Im assuming you stop once you find the white one

1/N + 2*(1/N)*(N-1)/N + 3*(1/N)*[(N-1)/N]^2 + 4*(1/N)*[(N-1)/N]^3 ...

etc. Write as (1/N)*Sum(i=1,infinity) i [(N-1)/N]^(i-1)

This is the same as

N* d/dN{Sum(i=1,infinity) [(N-1)/N]^(i)}

which is the same as

N* d/dN {((N-1)/N)/(1-((N-1)/N))

from geometric sum. This just simplifies to

N* d/dN{N-1} = N* 1 = N

S = 1 -1 + 1 - 1...

then S = 1 - S, giving S = 1/2 , which is at best misleading

https:/

If theres 1 item then its clearly 1.

if theres 2 items then 2 makes sense. If one is red and one is blue then it takes 2 go's on average to get a red (just as its 2 for a blue.). Could'nt be 1 for a red as it would have to be the same for blue too as there equally likely, but clearly one go can't give red AND blue, only red or a blue.

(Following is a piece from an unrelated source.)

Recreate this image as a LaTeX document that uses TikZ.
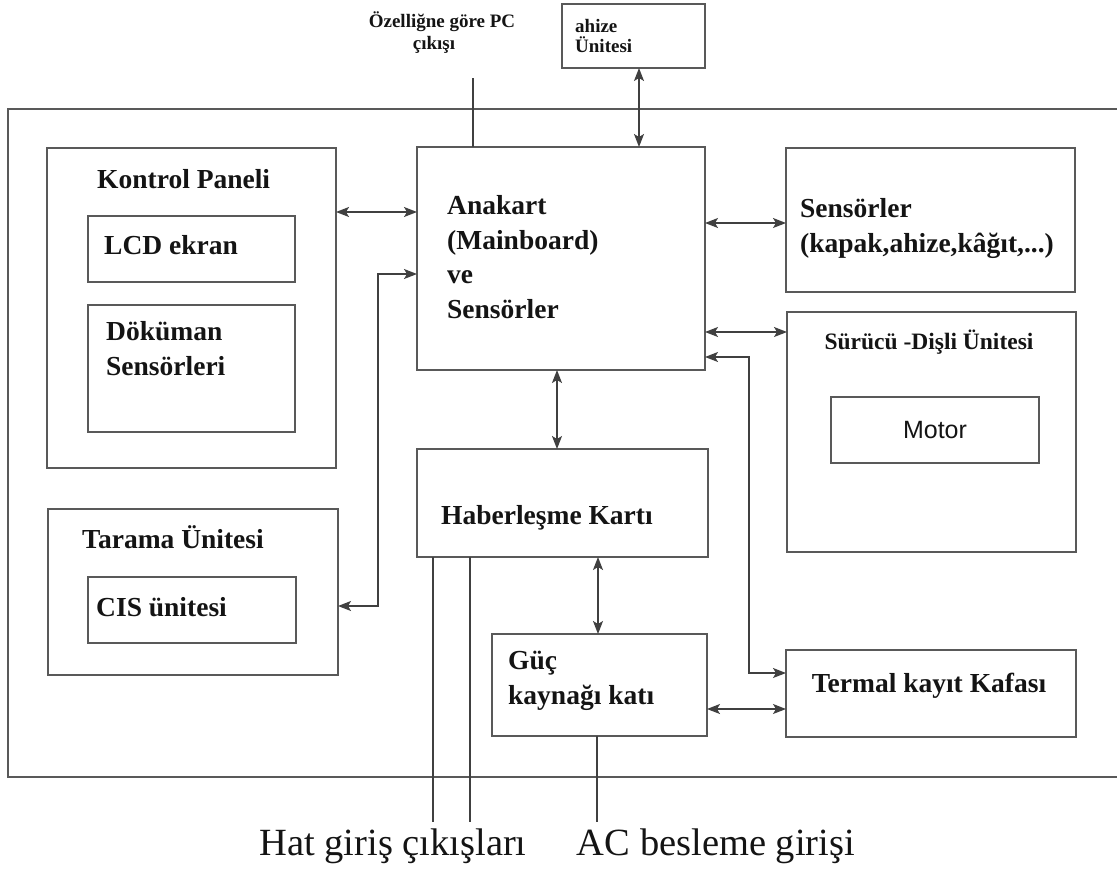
\documentclass[tikz,border=0pt]{standalone}
\usepackage{fontspec}
\setmainfont{Liberation Serif}
\newfontfamily\motorfont{Liberation Sans}
\usetikzlibrary{arrows.meta}

\tikzset{
  box/.style={draw=black!65, line width=1.8pt, inner sep=0pt, outer sep=0pt, anchor=north west},
  % multi-line labels are anchored on the baseline of their last line
  lbl/.style={inner sep=0pt, anchor=base west, align=left, text=black!92,
              font=\bfseries\fontsize{27.5}{34.5}\selectfont},
  clbl/.style={lbl, anchor=base},
  small/.style={inner sep=0pt, anchor=base west, align=left, text=black!92,
              font=\bfseries\fontsize{19}{20}\selectfont},
  big/.style={inner sep=0pt, anchor=base, text=black!92,
              font=\fontsize{38.5}{40}\selectfont},
  wire/.style={draw=black!75, line width=1.4pt},
  biarr/.style={wire, {Stealth[length=13pt,width=10pt,inset=3pt]}-{Stealth[length=13pt,width=10pt,inset=3pt]}}
}

% \unitbox{name}{x}{y}{width}{height} : rectangle with its top-left corner at (x,y)
\newcommand\unitbox[5]{\node[box, minimum width=#4pt, minimum height=#5pt] (#1) at (#2,#3) {};}

\begin{document}
\begin{tikzpicture}[x=1pt, y=-1pt]
\useasboundingbox (0,0) rectangle (1117,876);

% outer housing (its right side runs past the page edge)
\unitbox{frame}{8}{109}{1130}{668}

% units
\unitbox{ahize}{562}{4}{143}{64}
\unitbox{kp}{47}{148}{289}{320}
\unitbox{lcd}{88}{216}{207}{66}
\unitbox{dok}{88}{305}{207}{127}
\unitbox{tar}{48}{509}{290}{166}
\unitbox{cis}{88}{577}{208}{66}
\unitbox{ana}{417}{147}{288}{223}
\unitbox{sens}{786}{148}{289}{144}
\unitbox{sur}{787}{312}{289}{240}
\unitbox{mot}{831}{397}{208}{66}
\unitbox{hab}{417}{449}{291}{108}
\unitbox{guc}{492}{634}{215}{102}
\unitbox{term}{786}{650}{290}{87}

% labels
\node[small, anchor=base] (pctxt) at (442,27) {Özelliğne göre PC};
\node[small, anchor=base] (pctxt2) at (434,49) {çıkışı};
\node[small] (ahizetxt) at (575,52) {ahize\\Ünitesi};
\node[lbl] (kptxt) at (97,188) {Kontrol Paneli};
\node[lbl] (lcdtxt) at (104,254) {LCD ekran};
\node[lbl] (doktxt) at (106,375) {Döküman\\Sensörleri};
\node[lbl] (tartxt) at (82,548) {Tarama Ünitesi};
\node[lbl] (cistxt) at (96,616) {CIS ünitesi};
\node[lbl] (anatxt) at (447,318) {Anakart\\(Mainboard)\\ve\\Sensörler};
\node[lbl] (senstxt) at (800,252) {Sensörler\\(kapak,ahize,kâğıt,...)};
\node[clbl, font=\bfseries\fontsize{23.5}{26}\selectfont] (surtxt) at (929,349) {Sürücü -Dişli Ünitesi};
\node[inner sep=0pt, text=black!92, font=\motorfont\fontsize{25}{28}\selectfont] (mottxt) at (mot.center) {Motor};
\node[lbl] (habtxt) at (441,524) {Haberleşme Kartı};
\node[lbl] (guctxt) at (508,704) {Güç\\kaynağı katı};
\node[clbl] (termtxt) at (929,692) {Termal kayıt Kafası};
\node[big] (hattxt) at (393,855) {Hat giriş çıkışları};
\node[big] (actxt) at (716,855) {AC besleme girişi};

% reference levels for the connectors
\coordinate (h212) at (0,212);
\coordinate (h223) at (0,223);
\coordinate (h274) at (0,274);
\coordinate (h332) at (0,332);
\coordinate (h357) at (0,357);
\coordinate (h606) at (0,606);
\coordinate (h673) at (0,673);
\coordinate (h709) at (0,709);
\coordinate (v557) at (557,0);
\coordinate (v598) at (598,0);
\coordinate (v639) at (639,0);

% free ends and corners
\coordinate (pcend) at (473,78);
\coordinate (hat1) at (433,822);
\coordinate (hat2) at (470,822);
\coordinate (acend) at (597,822);
\coordinate (cisA) at (378,606);
\coordinate (cisB) at (378,274);
\coordinate (terA) at (749,357);
\coordinate (terB) at (749,673);

% connectors
\draw[wire] (pcend) -- (ana.north -| pcend);
\draw[biarr] (ahize.south -| v639) -- (ana.north -| v639);
\draw[biarr] (kp.east |- h212) -- (ana.west |- h212);
\draw[biarr] (tar.east |- h606) -- (cisA) -- (cisB) -- (ana.west |- h274);
\draw[biarr] (ana.east |- h223) -- (sens.west |- h223);
\draw[biarr] (ana.east |- h332) -- (sur.west |- h332);
\draw[biarr] (ana.east |- h357) -- (terA) -- (terB) -- (term.west |- h673);
\draw[biarr] (ana.south -| v557) -- (hab.north -| v557);
\draw[biarr] (hab.south -| v598) -- (guc.north -| v598);
\draw[biarr] (guc.east |- h709) -- (term.west |- h709);
\draw[wire] (hab.south -| hat1) -- (hat1);
\draw[wire] (hab.south -| hat2) -- (hat2);
\draw[wire] (guc.south -| acend) -- (acend);
\end{tikzpicture}
\end{document}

If 3 items (one red a blue &1 yellow) then 3 makes sense- 3 go's for a red, 3 for a blue, 3 for a yellow as there all equally likely .

Well makes sense to me in my mind but i realise I'm not explaining it well.

Maybe sciencenoob can explain it better but without all them complicated formulas which lost me?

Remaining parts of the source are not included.